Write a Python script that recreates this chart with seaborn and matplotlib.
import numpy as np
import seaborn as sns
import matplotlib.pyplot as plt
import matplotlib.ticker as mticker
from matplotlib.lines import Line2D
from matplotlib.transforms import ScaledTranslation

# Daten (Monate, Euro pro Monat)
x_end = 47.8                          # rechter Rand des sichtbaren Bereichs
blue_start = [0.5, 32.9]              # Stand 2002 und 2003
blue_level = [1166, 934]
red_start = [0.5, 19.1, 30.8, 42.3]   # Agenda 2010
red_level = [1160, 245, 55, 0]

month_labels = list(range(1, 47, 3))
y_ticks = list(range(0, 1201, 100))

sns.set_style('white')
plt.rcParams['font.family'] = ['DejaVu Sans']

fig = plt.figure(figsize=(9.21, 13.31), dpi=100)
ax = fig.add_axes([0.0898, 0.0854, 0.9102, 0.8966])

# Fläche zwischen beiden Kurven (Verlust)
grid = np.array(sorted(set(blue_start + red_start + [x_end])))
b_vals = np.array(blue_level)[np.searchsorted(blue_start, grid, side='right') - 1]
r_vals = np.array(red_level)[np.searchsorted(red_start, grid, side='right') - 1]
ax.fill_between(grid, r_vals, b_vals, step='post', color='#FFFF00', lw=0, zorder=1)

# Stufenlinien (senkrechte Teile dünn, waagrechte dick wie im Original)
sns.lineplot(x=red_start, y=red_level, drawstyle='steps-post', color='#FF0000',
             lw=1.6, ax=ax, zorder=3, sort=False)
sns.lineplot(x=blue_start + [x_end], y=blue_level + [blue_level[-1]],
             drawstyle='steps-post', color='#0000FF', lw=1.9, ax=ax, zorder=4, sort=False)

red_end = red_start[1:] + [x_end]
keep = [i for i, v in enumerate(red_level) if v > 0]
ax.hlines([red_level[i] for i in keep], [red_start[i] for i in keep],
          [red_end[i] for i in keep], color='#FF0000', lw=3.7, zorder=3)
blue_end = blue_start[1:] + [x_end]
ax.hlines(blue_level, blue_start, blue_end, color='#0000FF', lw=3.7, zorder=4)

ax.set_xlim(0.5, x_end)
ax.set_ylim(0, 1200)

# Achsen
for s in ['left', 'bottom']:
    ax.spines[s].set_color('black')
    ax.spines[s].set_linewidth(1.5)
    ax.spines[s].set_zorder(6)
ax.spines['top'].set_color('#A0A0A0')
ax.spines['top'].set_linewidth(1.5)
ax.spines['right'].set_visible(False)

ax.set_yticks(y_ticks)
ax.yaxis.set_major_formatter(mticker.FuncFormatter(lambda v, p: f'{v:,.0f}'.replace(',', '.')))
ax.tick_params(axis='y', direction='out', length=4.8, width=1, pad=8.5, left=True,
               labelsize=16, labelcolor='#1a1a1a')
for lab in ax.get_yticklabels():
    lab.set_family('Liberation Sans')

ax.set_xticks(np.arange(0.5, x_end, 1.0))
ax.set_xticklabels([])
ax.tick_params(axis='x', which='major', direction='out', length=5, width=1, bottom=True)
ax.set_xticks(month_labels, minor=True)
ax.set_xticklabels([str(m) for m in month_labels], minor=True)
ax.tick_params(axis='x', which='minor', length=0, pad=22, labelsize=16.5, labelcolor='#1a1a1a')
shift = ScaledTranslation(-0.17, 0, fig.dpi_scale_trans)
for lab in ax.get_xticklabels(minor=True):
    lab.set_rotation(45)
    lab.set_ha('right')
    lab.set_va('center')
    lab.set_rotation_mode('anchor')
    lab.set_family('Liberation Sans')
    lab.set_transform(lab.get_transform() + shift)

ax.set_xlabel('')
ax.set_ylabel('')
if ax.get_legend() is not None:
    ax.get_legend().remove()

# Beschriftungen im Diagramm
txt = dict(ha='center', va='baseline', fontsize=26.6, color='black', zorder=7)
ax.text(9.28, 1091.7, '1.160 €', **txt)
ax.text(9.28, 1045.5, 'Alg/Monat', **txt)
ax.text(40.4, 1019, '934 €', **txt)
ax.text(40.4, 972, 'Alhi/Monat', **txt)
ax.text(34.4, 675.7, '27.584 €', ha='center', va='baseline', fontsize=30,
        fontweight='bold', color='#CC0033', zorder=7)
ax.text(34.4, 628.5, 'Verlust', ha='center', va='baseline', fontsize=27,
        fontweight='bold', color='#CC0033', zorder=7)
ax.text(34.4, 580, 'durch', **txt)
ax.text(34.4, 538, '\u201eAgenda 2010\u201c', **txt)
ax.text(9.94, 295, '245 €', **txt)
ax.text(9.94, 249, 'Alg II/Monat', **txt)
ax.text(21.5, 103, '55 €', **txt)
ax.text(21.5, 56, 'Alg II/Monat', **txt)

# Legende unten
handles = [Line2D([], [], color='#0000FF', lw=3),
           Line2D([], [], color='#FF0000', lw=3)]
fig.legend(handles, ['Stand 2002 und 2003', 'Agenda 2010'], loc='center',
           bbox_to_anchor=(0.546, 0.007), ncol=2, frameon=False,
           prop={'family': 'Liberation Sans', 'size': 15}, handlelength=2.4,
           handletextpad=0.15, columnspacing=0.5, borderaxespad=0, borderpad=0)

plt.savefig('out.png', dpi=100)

TASK BRIEF
Only the lines from the top of the data through the line that contains "ax.set_ylim(0, 1200)" should be quoted, exactly as they stand.

ANSWER TO THE TASK
Write a Python script that recreates this chart with seaborn and matplotlib.
import numpy as np
import seaborn as sns
import matplotlib.pyplot as plt
import matplotlib.ticker as mticker
from matplotlib.lines import Line2D
from matplotlib.transforms import ScaledTranslation

# Daten (Monate, Euro pro Monat)
x_end = 47.8                          # rechter Rand des sichtbaren Bereichs
blue_start = [0.5, 32.9]              # Stand 2002 und 2003
blue_level = [1166, 934]
red_start = [0.5, 19.1, 30.8, 42.3]   # Agenda 2010
red_level = [1160, 245, 55, 0]

month_labels = list(range(1, 47, 3))
y_ticks = list(range(0, 1201, 100))

sns.set_style('white')
plt.rcParams['font.family'] = ['DejaVu Sans']

fig = plt.figure(figsize=(9.21, 13.31), dpi=100)
ax = fig.add_axes([0.0898, 0.0854, 0.9102, 0.8966])

# Fläche zwischen beiden Kurven (Verlust)
grid = np.array(sorted(set(blue_start + red_start + [x_end])))
b_vals = np.array(blue_level)[np.searchsorted(blue_start, grid, side='right') - 1]
r_vals = np.array(red_level)[np.searchsorted(red_start, grid, side='right') - 1]
ax.fill_between(grid, r_vals, b_vals, step='post', color='#FFFF00', lw=0, zorder=1)

# Stufenlinien (senkrechte Teile dünn, waagrechte dick wie im Original)
sns.lineplot(x=red_start, y=red_level, drawstyle='steps-post', color='#FF0000',
             lw=1.6, ax=ax, zorder=3, sort=False)
sns.lineplot(x=blue_start + [x_end], y=blue_level + [blue_level[-1]],
             drawstyle='steps-post', color='#0000FF', lw=1.9, ax=ax, zorder=4, sort=False)

red_end = red_start[1:] + [x_end]
keep = [i for i, v in enumerate(red_level) if v > 0]
ax.hlines([red_level[i] for i in keep], [red_start[i] for i in keep],
          [red_end[i] for i in keep], color='#FF0000', lw=3.7, zorder=3)
blue_end = blue_start[1:] + [x_end]
ax.hlines(blue_level, blue_start, blue_end, color='#0000FF', lw=3.7, zorder=4)

ax.set_xlim(0.5, x_end)
ax.set_ylim(0, 1200)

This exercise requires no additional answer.